Any American politician will tell you that campaigning is vital to winning an election. But in Afghanistan, candidates say campaigning is likely to get you killed.
At least three Afghan candidates running in the upcoming parliamentary polls have been killed in recent weeks, along with more than a dozen campaign workers. Others have been wounded or kidnapped in attacks that show no signs of abating.
Not surprisingly, candidates like Daoud Sultanzoi in Taliban strongholds like Ghazni, a dangerous province south of Kabul, are especially at risk.
Sultanzoi carefully looks over the half-dozen billboards being hammered together in Ghazni that feature his photo and a slogan he's crafted, which he translates for a visitor: "From ancient Ghazni a formidable voice; a truthful representative and a tested representative, once again in the service of the people."
The billboards of this former United Airlines pilot turned lawmaker are the closest most of his constituents will get to him before the Sept. 18 elections. It's not that Sultanzoi doesn't want to press the flesh or schmooze with supporters -- even as an incumbent whose name many Afghans know, he doesn't assume he's a shoe-in for one of the 11 parliamentary seats in the province.
But Sultanzoi, like so many of the more than 2,500 candidates, is finding it hard to run a meaningful campaign this time around because of the very real chance he and his volunteers will be killed.
The Taliban has claimed responsibility for many such attacks, although local strongmen and even some of the rival candidates are also accused of involvement. NATO is accused of mistakenly killing 10 campaign workers last week in an airstrike the military says targeted a militant leader with links to al-Qaida.
Even provinces that are normally pretty safe are proving lethal for campaigners. Five male volunteers working for incumbent Fauzia Gilani were kidnapped by the Taliban last month in the western Afghanistan city of Herat.
In a phone interview, Gilani described how the kidnappers told her to drop out and arrange for the release of five jailed militants. She told them she didn't have the authority. So the kidnappers cuffed her volunteers' hands, lined them up and shot them dead.
Such attacks have prompted loud calls by Western and Afghan officials for Karzai's government to provide better security for the candidates.
"It is a great opportunity for the government of Afghanistan to show that they can provide security for the people of Afghanistan," says Jed Ober, chief of staff for the Kabul office of Democracy International, which is providing election monitors for the polls. "And there may be no more important group of people than those who are attempting to represent their people in a democratic system -- candidates, campaign volunteers as well, and of course voters on election day."
But Ober and others concede that with so many people involved in campaigning, providing police protection for everyone is difficult. So it has been up to the candidates to find safe ways of getting their message out.
For Sultanzoi in Ghazni, that means doing a lot of campaigning by phone. He also gives interviews to local reporters and meets with a steady stream of elders in his office. Occasionally, he'll ride around in his car and jump out for a quick exchange of pleasantries with passersby.

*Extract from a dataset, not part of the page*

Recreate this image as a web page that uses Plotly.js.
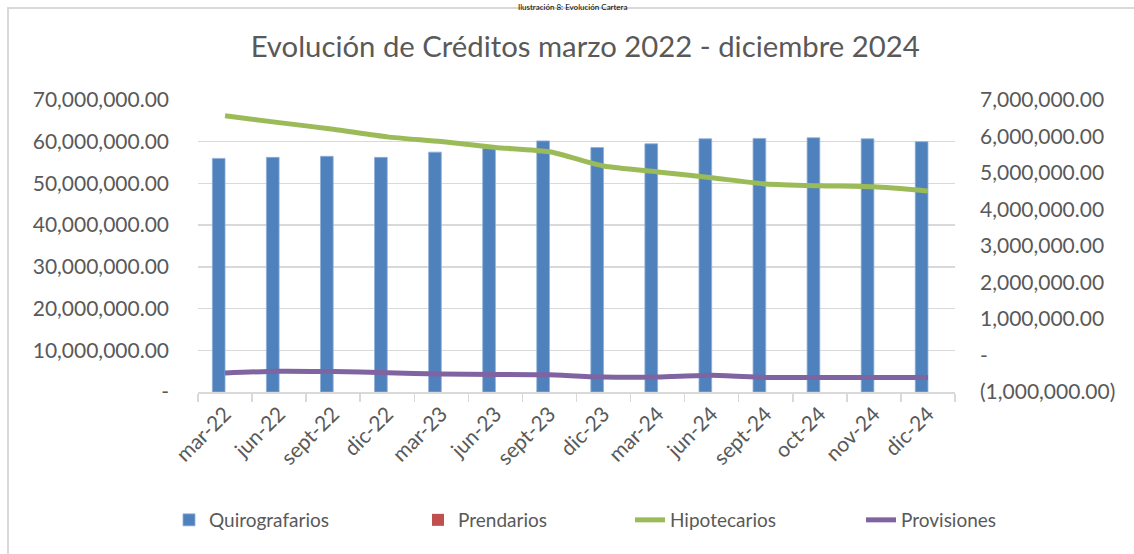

But the incumbent is shadowed by two armed guards who were provided by a friend and rival candidate who feared for Sultanzoi's safety. Sultanzoi says he's not crazy about having gunmen following him around, but he has little choice.
"They killed one of my cousins about a month ago -- execution style," Sultanzoi says. "They pulled him out of his house, took him outside at 10 o'clock at night just because he is my cousin. Their house, about three weeks ago, was surrounded by the Taliban who demanded one of his brothers to come out and surrender himself to the Taliban. It's an open war, but I'm not scared."
Still, supporters like businessmen Ershad and Muneer, both of whom use only one name, urge the candidate to get together with larger groups of people, at least in the provincial capital. They suggest the grave of a famous poet and a popular mosque as locales.
Sultanzoi says he'll consider it, but his local campaign manager, Pir Mohammad, chimes in.
"Forget it," the old man says. "Do another media interview instead."